Pertijs believes that he can make the chips even smarter. He is working on chips that digitise the ultrasound signals first, potentially making the flow of information even more efficient. “You can compare it to the development of telephony: we used to make calls using analogue telephones. That telephone conversation is now digital. In the past, only this telephone signal passed through the same cable, but now we also receive broadband internet and around a hundred television channels directly into the home. Possibilities like that also apply in this field. Ultrasound probes are the old-fashioned analogue telephones. In medical equipment, the digitisation of data is still in its infancy.”

Wireless

All of that miniaturisation and reducing the number of cables: surely these chips could also communicate wirelessly? Pertijs: “That depends on how much data you need to transmit. An incontinence plaster only needs to transmit an estimate of the bladder volume every ten minutes. That can easily be done wirelessly. But with real-time imaging, you’re talking around tens of gigabits per second. That’s a completely different order of magnitude.” In addition, wireless ultrasound can sometimes be counter-productive. “A catheter always has a guide wire around it to push and pull it through the bloodstream. Some cables could easily run through a wire like that, making a wireless signal unnecessary. However, probes that the doctor holds by hand will certainly be wireless in the future. Our chips will be able to make an important contribution to that development.”

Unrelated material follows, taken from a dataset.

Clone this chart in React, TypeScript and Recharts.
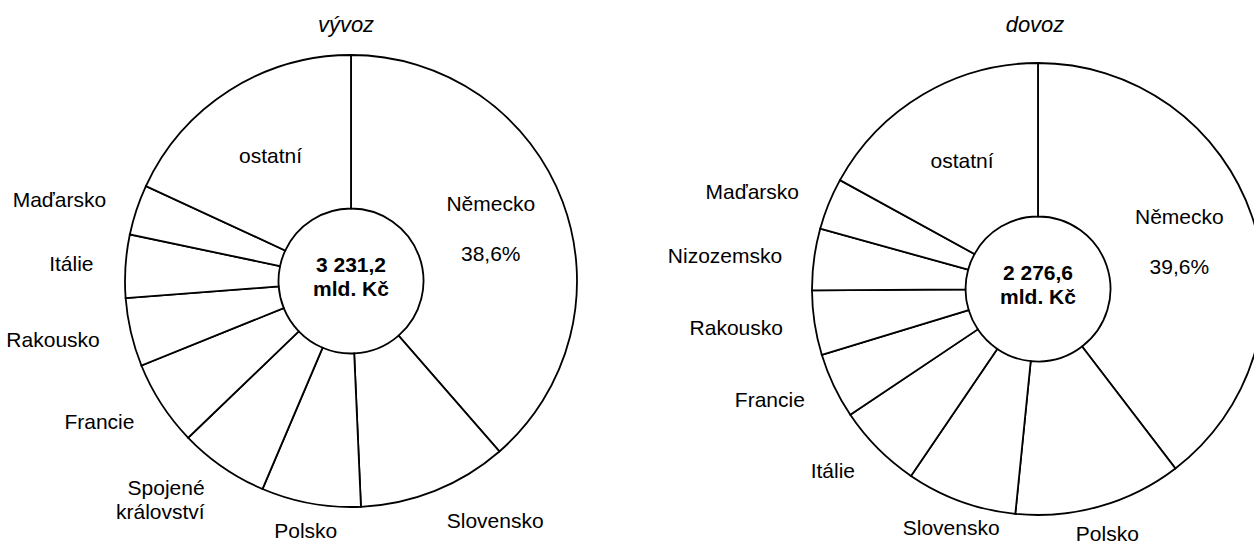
// Two donut charts: Czech foreign trade by country (vývoz / dovoz)

import React from 'react';
import { PieChart, Pie, Cell } from 'recharts';

const exportCountries = ['Německo', 'Slovensko', 'Polsko', 'Spojené království', 'Francie', 'Rakousko', 'Itálie', 'Maďarsko', 'ostatní'];
const exportShares = [38.6, 10.7, 7.1, 6.4, 6.1, 4.9, 4.5, 3.6, 18.1];

const importCountries = ['Německo', 'Polsko', 'Slovensko', 'Itálie', 'Francie', 'Rakousko', 'Nizozemsko', 'Maďarsko', 'ostatní'];
const importShares = [39.6, 12.0, 7.9, 6.1, 4.7, 4.6, 4.4, 3.7, 17.0];

const totals = ['3 231,2', '2 276,6'];
const totalUnit = 'mld. Kč';
const titles = ['vývoz', 'dovoz'];

const FONT = '"Liberation Sans", Arial, sans-serif';
const RAD = Math.PI / 180;

const exportData = exportCountries.map((name, i) => ({ name, value: exportShares[i] }));
const importData = importCountries.map((name, i) => ({ name, value: importShares[i] }));

const fmtPct = (v: number) => v.toFixed(1).replace('.', ',') + '%';

const makeLabel = (total: string) => (props: any) => {
  const { cx, cy, midAngle, innerRadius, outerRadius, name, value, index } = props;
  const sx = Math.cos(-midAngle * RAD);
  const sy = Math.sin(-midAngle * RAD);
  const parts: React.ReactNode[] = [];

  // total in the hole, drawn once per pie
  if (index === 0) {
    parts.push(
      <text key="t1" x={cx} y={cy - 9} textAnchor="middle" fontFamily={FONT} fontSize={21} fontWeight="bold" fill="#000">{total}</text>,
      <text key="t2" x={cx} y={cy + 15} textAnchor="middle" fontFamily={FONT} fontSize={21} fontWeight="bold" fill="#000">{totalUnit}</text>
    );
  }

  if (value > 15) {
    const r = (innerRadius + outerRadius) / 2;
    const x = cx + r * sx;
    const y = cy + r * sy;
    const lines = index === 0 ? [name, fmtPct(value)] : [name];
    lines.forEach((ln: string, i: number) => {
      parts.push(
        <text key={'in' + i} x={x} y={y + (i - (lines.length - 1) / 2) * 50} textAnchor="middle" dominantBaseline="central" fontFamily={FONT} fontSize={21} fill="#000">{ln}</text>
      );
    });
  } else {
    const anchor = Math.abs(sx) < 0.35 ? 'middle' : sx > 0 ? 'start' : 'end';
    const r = outerRadius + (anchor === 'middle' ? 28 : 32);
    const x = cx + r * sx;
    const y = cy + r * sy;
    const lines = name.split(' ');
    lines.forEach((ln: string, i: number) => {
      parts.push(
        <text key={'out' + i} x={x} y={y + (i - (lines.length - 1) / 2) * 24 + (lines.length > 1 ? 6 : 0)} textAnchor={anchor} dominantBaseline="central" fontFamily={FONT} fontSize={21} fill="#000">{ln}</text>
      );
    });
  }
  return <g>{parts}</g>;
};

export default function App() {
  return (
    <div style={{ position: 'absolute', left: 0, top: 0, width: 1254, height: 546, background: '#fff', overflow: 'hidden' }}>
      <PieChart width={1254} height={546} margin={{ top: 0, right: 0, bottom: 0, left: 0 }}>
        <text x={346} y={24} textAnchor="middle" dominantBaseline="central" fontFamily={FONT} fontSize={22} fontStyle="italic" fill="#000">{titles[0]}</text>
        <text x={1035} y={24} textAnchor="middle" dominantBaseline="central" fontFamily={FONT} fontSize={22} fontStyle="italic" fill="#000">{titles[1]}</text>
        <Pie
          data={exportData}
          dataKey="value"
          nameKey="name"
          cx={351}
          cy={281}
          innerRadius={72.5}
          outerRadius={226}
          startAngle={90}
          endAngle={-270}
          stroke="#000"
          strokeWidth={1.8}
          label={makeLabel(totals[0])}
          labelLine={false}
          isAnimationActive={false}
        >
          {exportData.map((d) => <Cell key={d.name} fill="#fff" />)}
        </Pie>
        <Pie
          data={importData}
          dataKey="value"
          nameKey="name"
          cx={1038}
          cy={289}
          innerRadius={72.5}
          outerRadius={226}
          startAngle={90}
          endAngle={-270}
          stroke="#000"
          strokeWidth={1.8}
          label={makeLabel(totals[1])}
          labelLine={false}
          isAnimationActive={false}
        >
          {importData.map((d) => <Cell key={d.name} fill="#fff" />)}
        </Pie>
      </PieChart>
    </div>
  );
}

Ultrasound probes are the old-fashioned analogue telephones. In medical equipment, the digitisation of data is still in its infancy.

Energy-efficient

But there is a downside to these increasingly smarter, smaller chips: processing all of the data streams on a mini-surface consumes a lot of energy. And this needs to go somewhere, in the form of heat. Although this is not a problem with large ultrasound equipment, it is not ideal in or on the patient. “Heat can result in tissue damage”, says Pertijs. “This is why we are working with our partners on energy-efficient, safe chips.”

Cross-fertilisation

It is through collaboration with partners that Michiel Pertijs achieves the greatest progress. “We are often working on the same problem from different perspectives. This means that we reach solutions that we would not have come to individually.” Using chip technology to create superfast ultrasound images is an example of this. This in turn can be used for new medical diagnostics. “There is cross-fertilisation that you only find in this type of project. The bigger picture it gives us enables us to make more progress towards the medical application. I find that extremely motivating.”

About ultrasound scanning

Ultrasound is known from the animal world: bats also use it. They emit ultrasound that reflects off their prey. That reflection – or echo – returns to the bat after a time. The time between transmitting and receiving is a measure of the distance between the bat and its prey. This principle can be translated to ultrasound scanning: a probe with a sound transmitter and receiver, a transducer, emits ultrasound. When the ultrasound signal hits a surface between two tissues, it reflects back. The transducer receives the echo and transmits it to the ultrasound device, which combines several echoes into an image, for example of a foetus in the womb.
An individual echo is comparable to a depth measurement from a boat: if you throw a lead weight on a rope into the water, you know how deep the water is by measuring the length of rope. By doing the same kind of measurement from several boats, you gain an image of the river or seabed. This is similar to a two-dimensional ultrasound image of an object in the body: the boat is the transducer and the rope is the route taken by the sound.

About Michiel Pertijs

Michiel Pertijs is associate professor in the Electronic Instrumentation Lab in TU Delft’s Microelectronics department. He studied Electrical Engineering at TU Delft and obtained his doctorate in smart temperature sensors. He then became a product designer at the chip company National Semiconductor and a senior researcher at the Holst Centre in Eindhoven. After returning to research, he had the opportunity of a position as associate professor back at TU Delft. In it, he combines his expertise as a chip designer with ultrasound research.